### Written instruction
Transcribe all of the data exactly. Omit the pictures.

[BEGIN Given data]

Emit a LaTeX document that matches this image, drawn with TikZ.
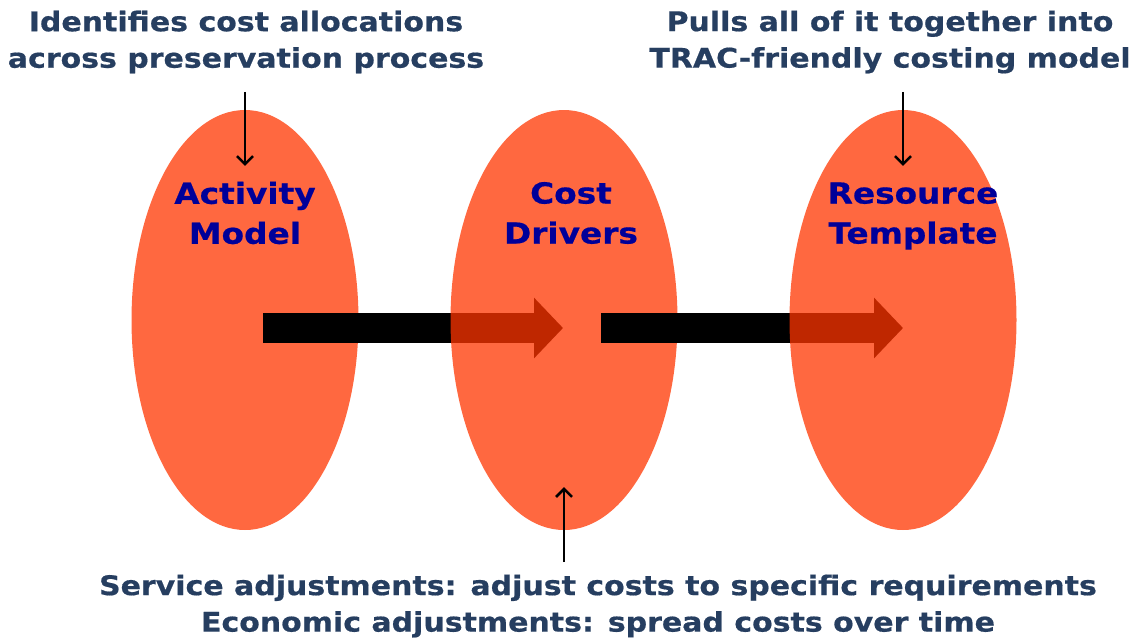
\documentclass[tikz,border=0pt]{standalone}
\usepackage{fontspec}
\setmainfont{DejaVu Sans}
\newfontfamily\widefont[FakeStretch=1.11,FakeBold=0.6]{DejaVu Sans}
\newfontfamily\widerfont[FakeStretch=1.13,FakeBold=0.6]{DejaVu Sans}
\usepackage{tikz}
\usetikzlibrary{positioning,
        shapes,
        arrows.meta,
        fit}
\usepackage{xcolor}
\definecolor{ovalred}{RGB}{255,53,0}
\definecolor{labelblue}{RGB}{0,0,153}
\definecolor{notegray}{RGB}{38,62,96}

\begin{document}
\begin{tikzpicture}[x=1pt,y=-1pt,
        oval/.style={ellipse,fill=ovalred,fill opacity=0.75,minimum width=227pt,minimum height=420pt,inner sep=0pt},
        label/.style={text=labelblue,font=\widerfont\fontsize{29}{40}\selectfont\bfseries,align=center},
        note/.style={text=notegray,font=\widefont\fontsize{27}{36.5}\selectfont\bfseries,align=center},
        pointer/.style={-{Straight Barb[length=8pt,width=16pt]},line width=2.5pt},
        flow/.style={-{Triangle[width=59pt,length=29pt]},line width=30pt}]
            \useasboundingbox (0,0) rectangle (1138,641);
            \node [oval] (activity) at (245,320) {};
            \draw [flow] ([xshift=18pt,yshift=-8pt]activity.center) -- (563,328);
            \node [oval] (drivers) at (564,320) {};
            \draw [flow] ([xshift=37pt,yshift=-8pt]drivers.center) -- (903,328);
            \node [oval] (resource) at (903,320) {};

            \node [label] (activitytxt) at (245,213) {Activity\\Model};
            \node [label] (driverstxt) at (571,213) {Cost\\Drivers};
            \node [label] (resourcetxt) at (913,216) {Resource\\Template};

            \node [note] (idtxt) at (246,42) {Identifies cost allocations\\across preservation process};
            \node [note] (pulltxt) at (890,42) {Pulls all of it together into\\TRAC-friendly costing model};
            \node [note] (adjtxt) at (598,606) {Service adjustments: adjust costs to specific requirements\\Economic adjustments: spread costs over time};

            \draw [pointer] ([yshift=18pt]activity.north) -- ([yshift=-56pt]activity.north);
            \draw [pointer] ([yshift=18pt]resource.north) -- ([yshift=-56pt]resource.north);
            \draw [pointer] ([yshift=-32pt]drivers.south) -- ([yshift=43pt]drivers.south);
        \end{tikzpicture}
\end{document}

[END Given data]

### Task result
Emit a LaTeX document that matches this image, drawn with TikZ.
\documentclass[tikz,border=0pt]{standalone}
\usepackage{fontspec}
\setmainfont{DejaVu Sans}
\newfontfamily\widefont[FakeStretch=1.11,FakeBold=0.6]{DejaVu Sans}
\newfontfamily\widerfont[FakeStretch=1.13,FakeBold=0.6]{DejaVu Sans}
\usepackage{tikz}
\usetikzlibrary{positioning,
        shapes,
        arrows.meta,
        fit}
\usepackage{xcolor}
\definecolor{ovalred}{RGB}{255,53,0}
\definecolor{labelblue}{RGB}{0,0,153}
\definecolor{notegray}{RGB}{38,62,96}

\begin{document}
\begin{tikzpicture}[x=1pt,y=-1pt,
        oval/.style={ellipse,fill=ovalred,fill opacity=0.75,minimum width=227pt,minimum height=420pt,inner sep=0pt},
        label/.style={text=labelblue,font=\widerfont\fontsize{29}{40}\selectfont\bfseries,align=center},
        note/.style={text=notegray,font=\widefont\fontsize{27}{36.5}\selectfont\bfseries,align=center},
        pointer/.style={-{Straight Barb[length=8pt,width=16pt]},line width=2.5pt},
        flow/.style={-{Triangle[width=59pt,length=29pt]},line width=30pt}]
            \useasboundingbox (0,0) rectangle (1138,641);
            \node [oval] (activity) at (245,320) {};
            \draw [flow] ([xshift=18pt,yshift=-8pt]activity.center) -- (563,328);
            \node [oval] (drivers) at (564,320) {};
            \draw [flow] ([xshift=37pt,yshift=-8pt]drivers.center) -- (903,328);
            \node [oval] (resource) at (903,320) {};

            \node [label] (activitytxt) at (245,213) {Activity\\Model};
            \node [label] (driverstxt) at (571,213) {Cost\\Drivers};
            \node [label] (resourcetxt) at (913,216) {Resource\\Template};

            \node [note] (idtxt) at (246,42) {Identifies cost allocations\\across preservation process};
            \node [note] (pulltxt) at (890,42) {Pulls all of it together into\\TRAC-friendly costing model};
            \node [note] (adjtxt) at (598,606) {Service adjustments: adjust costs to specific requirements\\Economic adjustments: spread costs over time};

            \draw [pointer] ([yshift=18pt]activity.north) -- ([yshift=-56pt]activity.north);
            \draw [pointer] ([yshift=18pt]resource.north) -- ([yshift=-56pt]resource.north);
            \draw [pointer] ([yshift=-32pt]drivers.south) -- ([yshift=43pt]drivers.south);
        \end{tikzpicture}
\end{document}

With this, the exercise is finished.